5. Wird die Zusage der Qualifikationszulage als konstitutive Regelung ausgelegt, so ist sie dahin zu verstehen, dass der Kläger eine Qualifikationszulage - mindestens - in vertraglich zuletzt bestimmter Höhe erhalten sollte. Der der Zusage der Qualifikationszulage zugeordnete Zahlbetrag sollte nur über die bei Vertragsabschluss aktuelle Höhe der Zulage informieren (vgl. ähnlich BAG 09.11.2005 - 5 AZR 128/05).
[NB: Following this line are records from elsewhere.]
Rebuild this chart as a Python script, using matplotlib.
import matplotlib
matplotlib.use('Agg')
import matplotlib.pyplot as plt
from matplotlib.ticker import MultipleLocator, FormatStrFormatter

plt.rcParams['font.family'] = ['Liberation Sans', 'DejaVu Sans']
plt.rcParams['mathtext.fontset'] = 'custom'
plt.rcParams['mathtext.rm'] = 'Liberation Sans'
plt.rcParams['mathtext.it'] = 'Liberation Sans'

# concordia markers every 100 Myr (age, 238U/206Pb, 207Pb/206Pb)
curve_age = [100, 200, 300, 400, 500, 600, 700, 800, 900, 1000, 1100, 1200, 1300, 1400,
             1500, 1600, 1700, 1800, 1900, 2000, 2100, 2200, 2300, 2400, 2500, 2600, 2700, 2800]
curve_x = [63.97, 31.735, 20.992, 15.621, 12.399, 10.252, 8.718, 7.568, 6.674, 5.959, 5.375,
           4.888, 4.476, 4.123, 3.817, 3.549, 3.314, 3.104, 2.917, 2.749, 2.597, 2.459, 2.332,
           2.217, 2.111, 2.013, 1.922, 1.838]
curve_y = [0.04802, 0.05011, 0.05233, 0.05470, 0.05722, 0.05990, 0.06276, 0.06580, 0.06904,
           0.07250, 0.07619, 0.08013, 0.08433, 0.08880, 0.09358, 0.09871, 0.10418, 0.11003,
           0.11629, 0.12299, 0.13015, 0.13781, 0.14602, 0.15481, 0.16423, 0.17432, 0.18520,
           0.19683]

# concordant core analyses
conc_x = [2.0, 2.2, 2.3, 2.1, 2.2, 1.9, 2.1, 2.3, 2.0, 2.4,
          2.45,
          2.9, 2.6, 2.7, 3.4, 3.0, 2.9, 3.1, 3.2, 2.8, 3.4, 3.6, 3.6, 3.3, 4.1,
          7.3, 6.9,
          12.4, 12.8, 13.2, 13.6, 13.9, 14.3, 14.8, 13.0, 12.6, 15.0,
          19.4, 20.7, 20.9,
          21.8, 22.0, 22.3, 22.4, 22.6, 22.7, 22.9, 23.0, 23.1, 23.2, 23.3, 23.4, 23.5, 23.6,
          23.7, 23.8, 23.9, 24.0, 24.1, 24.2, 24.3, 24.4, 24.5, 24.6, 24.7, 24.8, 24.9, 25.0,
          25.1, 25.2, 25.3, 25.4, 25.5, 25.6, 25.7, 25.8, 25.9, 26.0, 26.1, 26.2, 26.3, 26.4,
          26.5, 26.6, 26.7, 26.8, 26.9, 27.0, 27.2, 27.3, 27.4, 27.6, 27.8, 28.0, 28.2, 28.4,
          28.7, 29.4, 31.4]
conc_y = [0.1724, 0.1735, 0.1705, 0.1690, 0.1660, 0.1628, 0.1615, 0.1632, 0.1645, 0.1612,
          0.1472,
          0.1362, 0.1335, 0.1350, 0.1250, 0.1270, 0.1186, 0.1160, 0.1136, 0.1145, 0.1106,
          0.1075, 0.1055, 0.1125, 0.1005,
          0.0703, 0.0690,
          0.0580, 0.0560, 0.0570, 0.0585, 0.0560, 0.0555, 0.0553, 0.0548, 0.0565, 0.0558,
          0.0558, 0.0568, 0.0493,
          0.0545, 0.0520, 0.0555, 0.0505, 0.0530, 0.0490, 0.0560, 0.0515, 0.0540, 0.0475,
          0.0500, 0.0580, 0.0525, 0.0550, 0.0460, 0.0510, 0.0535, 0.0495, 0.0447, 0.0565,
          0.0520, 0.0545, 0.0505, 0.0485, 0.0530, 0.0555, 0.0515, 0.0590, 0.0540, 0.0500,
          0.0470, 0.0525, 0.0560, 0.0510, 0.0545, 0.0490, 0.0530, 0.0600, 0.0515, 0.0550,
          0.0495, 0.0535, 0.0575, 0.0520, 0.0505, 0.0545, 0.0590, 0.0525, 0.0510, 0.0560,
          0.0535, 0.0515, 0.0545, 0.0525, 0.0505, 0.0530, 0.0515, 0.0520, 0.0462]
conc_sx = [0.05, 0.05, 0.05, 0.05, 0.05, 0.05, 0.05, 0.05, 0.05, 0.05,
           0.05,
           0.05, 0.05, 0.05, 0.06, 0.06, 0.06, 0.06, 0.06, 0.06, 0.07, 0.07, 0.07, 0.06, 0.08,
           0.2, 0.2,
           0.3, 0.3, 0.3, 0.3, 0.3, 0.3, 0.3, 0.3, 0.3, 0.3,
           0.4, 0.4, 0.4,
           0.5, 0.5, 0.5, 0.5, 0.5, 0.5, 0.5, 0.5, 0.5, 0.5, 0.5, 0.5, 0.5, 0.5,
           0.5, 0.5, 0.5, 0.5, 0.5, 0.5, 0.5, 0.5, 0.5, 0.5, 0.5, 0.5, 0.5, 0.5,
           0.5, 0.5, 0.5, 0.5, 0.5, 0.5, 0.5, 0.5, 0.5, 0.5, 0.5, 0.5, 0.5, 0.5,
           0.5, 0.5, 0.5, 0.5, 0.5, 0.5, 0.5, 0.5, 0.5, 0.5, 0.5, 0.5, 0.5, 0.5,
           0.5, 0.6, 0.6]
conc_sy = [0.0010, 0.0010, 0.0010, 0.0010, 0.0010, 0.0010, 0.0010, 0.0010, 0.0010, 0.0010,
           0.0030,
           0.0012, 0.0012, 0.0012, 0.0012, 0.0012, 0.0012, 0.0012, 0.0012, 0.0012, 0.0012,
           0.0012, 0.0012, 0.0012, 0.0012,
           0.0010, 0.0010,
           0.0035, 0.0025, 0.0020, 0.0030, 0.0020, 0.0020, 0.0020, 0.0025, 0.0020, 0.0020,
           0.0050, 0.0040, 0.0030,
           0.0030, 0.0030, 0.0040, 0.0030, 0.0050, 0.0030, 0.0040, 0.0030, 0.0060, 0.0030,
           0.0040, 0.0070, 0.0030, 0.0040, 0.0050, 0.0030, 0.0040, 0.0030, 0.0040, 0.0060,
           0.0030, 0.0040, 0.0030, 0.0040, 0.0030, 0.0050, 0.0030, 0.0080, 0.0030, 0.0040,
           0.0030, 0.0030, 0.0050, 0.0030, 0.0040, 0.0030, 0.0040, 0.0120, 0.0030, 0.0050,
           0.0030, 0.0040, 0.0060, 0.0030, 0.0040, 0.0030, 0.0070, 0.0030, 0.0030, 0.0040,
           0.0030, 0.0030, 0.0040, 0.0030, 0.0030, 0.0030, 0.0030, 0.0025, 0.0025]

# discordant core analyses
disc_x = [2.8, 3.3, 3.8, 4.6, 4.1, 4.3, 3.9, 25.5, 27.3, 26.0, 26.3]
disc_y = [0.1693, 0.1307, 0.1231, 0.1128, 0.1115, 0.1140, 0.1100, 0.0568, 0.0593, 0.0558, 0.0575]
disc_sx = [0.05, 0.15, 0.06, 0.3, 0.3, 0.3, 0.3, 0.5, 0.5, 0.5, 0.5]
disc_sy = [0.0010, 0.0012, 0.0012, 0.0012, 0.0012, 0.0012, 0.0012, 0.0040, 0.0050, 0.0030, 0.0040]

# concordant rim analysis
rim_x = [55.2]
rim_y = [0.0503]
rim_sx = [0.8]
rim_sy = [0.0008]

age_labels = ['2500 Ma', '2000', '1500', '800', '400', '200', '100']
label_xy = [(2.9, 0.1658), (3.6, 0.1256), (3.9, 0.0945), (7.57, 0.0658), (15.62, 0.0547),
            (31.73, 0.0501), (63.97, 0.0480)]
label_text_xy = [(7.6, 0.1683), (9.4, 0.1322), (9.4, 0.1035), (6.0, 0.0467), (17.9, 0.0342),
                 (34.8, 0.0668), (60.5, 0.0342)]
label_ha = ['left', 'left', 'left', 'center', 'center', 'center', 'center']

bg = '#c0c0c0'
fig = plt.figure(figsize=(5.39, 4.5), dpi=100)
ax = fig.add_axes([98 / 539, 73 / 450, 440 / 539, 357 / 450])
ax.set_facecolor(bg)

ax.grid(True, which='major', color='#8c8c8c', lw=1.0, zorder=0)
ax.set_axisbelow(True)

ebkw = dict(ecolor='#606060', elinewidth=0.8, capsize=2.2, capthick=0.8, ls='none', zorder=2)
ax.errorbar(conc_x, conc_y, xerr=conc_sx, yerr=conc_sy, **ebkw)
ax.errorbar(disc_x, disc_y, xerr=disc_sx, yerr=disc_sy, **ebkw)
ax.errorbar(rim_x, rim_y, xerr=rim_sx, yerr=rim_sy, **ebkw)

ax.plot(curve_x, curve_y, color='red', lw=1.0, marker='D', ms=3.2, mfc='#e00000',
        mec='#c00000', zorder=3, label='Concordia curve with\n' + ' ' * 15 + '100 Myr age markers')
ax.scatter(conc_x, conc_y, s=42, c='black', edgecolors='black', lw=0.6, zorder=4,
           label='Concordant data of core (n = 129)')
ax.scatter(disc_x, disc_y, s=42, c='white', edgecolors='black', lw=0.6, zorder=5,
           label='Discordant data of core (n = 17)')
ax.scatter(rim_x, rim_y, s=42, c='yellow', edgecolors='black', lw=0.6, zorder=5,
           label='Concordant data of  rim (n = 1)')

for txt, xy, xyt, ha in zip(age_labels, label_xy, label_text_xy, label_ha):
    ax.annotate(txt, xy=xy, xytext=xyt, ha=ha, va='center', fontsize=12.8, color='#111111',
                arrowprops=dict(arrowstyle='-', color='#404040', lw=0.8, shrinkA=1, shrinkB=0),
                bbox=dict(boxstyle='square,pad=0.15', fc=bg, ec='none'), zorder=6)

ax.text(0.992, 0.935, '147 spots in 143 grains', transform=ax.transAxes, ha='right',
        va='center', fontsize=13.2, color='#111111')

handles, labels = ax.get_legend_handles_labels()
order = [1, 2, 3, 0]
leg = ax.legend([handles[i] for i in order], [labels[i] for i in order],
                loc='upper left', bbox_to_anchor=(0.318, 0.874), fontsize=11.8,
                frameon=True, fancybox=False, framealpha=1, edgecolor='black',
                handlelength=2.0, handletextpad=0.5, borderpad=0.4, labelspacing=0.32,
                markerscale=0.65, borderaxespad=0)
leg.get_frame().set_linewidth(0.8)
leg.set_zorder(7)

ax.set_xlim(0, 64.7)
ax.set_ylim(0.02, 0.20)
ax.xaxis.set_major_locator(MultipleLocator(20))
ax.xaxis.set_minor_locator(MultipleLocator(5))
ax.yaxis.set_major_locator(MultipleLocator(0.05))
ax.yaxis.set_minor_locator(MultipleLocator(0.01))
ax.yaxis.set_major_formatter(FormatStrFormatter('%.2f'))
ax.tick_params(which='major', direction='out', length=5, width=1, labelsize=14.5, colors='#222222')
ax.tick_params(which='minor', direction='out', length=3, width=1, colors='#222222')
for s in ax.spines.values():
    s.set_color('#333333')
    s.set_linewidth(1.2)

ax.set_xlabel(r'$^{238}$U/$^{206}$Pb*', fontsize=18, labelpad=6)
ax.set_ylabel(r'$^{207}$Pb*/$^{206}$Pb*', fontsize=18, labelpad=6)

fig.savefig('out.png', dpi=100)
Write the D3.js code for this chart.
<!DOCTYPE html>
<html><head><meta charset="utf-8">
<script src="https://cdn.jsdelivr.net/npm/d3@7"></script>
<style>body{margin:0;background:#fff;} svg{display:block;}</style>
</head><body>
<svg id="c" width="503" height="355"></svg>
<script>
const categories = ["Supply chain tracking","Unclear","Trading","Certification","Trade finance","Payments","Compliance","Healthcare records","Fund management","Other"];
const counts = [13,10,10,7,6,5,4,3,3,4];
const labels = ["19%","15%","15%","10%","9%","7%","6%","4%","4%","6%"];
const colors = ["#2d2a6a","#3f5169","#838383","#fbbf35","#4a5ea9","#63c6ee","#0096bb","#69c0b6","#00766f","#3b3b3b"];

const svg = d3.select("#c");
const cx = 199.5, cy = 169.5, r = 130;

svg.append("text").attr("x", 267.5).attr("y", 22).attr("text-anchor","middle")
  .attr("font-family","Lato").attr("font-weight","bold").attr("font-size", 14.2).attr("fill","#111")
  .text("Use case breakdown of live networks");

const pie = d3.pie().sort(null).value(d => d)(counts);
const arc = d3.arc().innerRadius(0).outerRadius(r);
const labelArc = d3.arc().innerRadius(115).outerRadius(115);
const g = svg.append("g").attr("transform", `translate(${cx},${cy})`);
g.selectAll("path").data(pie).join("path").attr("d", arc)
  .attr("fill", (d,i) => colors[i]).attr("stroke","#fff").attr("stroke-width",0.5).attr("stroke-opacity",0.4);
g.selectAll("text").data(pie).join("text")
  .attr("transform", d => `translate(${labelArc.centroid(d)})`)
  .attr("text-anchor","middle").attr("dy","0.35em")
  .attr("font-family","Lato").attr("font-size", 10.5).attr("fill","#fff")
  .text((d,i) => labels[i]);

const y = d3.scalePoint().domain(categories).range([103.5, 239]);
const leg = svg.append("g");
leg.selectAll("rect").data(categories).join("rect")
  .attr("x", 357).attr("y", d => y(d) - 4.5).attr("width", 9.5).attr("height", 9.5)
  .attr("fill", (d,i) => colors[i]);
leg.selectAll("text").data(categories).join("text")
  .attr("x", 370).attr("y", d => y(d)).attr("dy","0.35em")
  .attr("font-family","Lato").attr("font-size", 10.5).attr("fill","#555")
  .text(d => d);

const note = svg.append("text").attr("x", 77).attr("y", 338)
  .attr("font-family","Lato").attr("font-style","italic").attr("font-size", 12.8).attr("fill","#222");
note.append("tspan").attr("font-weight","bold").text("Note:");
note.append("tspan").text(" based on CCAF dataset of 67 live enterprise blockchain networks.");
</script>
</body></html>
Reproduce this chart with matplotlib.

Daher konnte der Kläger erfolgreich den zuletzt gezahlten Betrag der Qualifikationszulage zum Gegenstand der Klage machen. Nach dieser Maßgabe hat der Kläger die Klagehauptforderungen zutreffend errechnet.

6. Die Zinsentscheidung beruht auf §§ 286 Abs. 2, 288 Abs.1 S. 2 BGB in Verbindung mit § 247 BGB. Die Zinsen können auf die Brutto-Forderung verlangt werden (BAG 07.03.2001, GS 1/00). Die Tenorierung für die künftigen Zinssätze ist hinreichend bestimmt im Sinne von § 253 Abs. 2 Nr. 2 ZPO (Germelmann, NZA 2000, 1017). Die Verurteilung zur Zahlung hat im Hinblick auf die Hauptforderungen ohne den Zusatz "brutto" zu erfolgen (BAG 26.05.1998 - 3 AZR 171/97; BAG 26.05.1998 - 3 AZR 96/97; Ziemann, MDR 13/1999, R 1).

III. Die Kostenentscheidung beruht auf § 91 Abs.1 S.1 ZPO iVm. § 97 ZPO.

IV. Gründe, die Revision nach § 72 Abs.2 ArbGG zuzulassen, sind nicht ersichtlich. Das Berufungsgericht ist der aufgezeigten höchstrichterlichen Rechtsprechung gefolgt. Eine entscheidungserhebliche Rechtsfrage mit grundsätzlicher Bedeutung liegt nicht vor. Nach dem Vortrag der Parteien betrifft der Streit um die Qualifikationszulage allein fünf weitere Arbeitsverhältnisse (3 Rechtsstreite).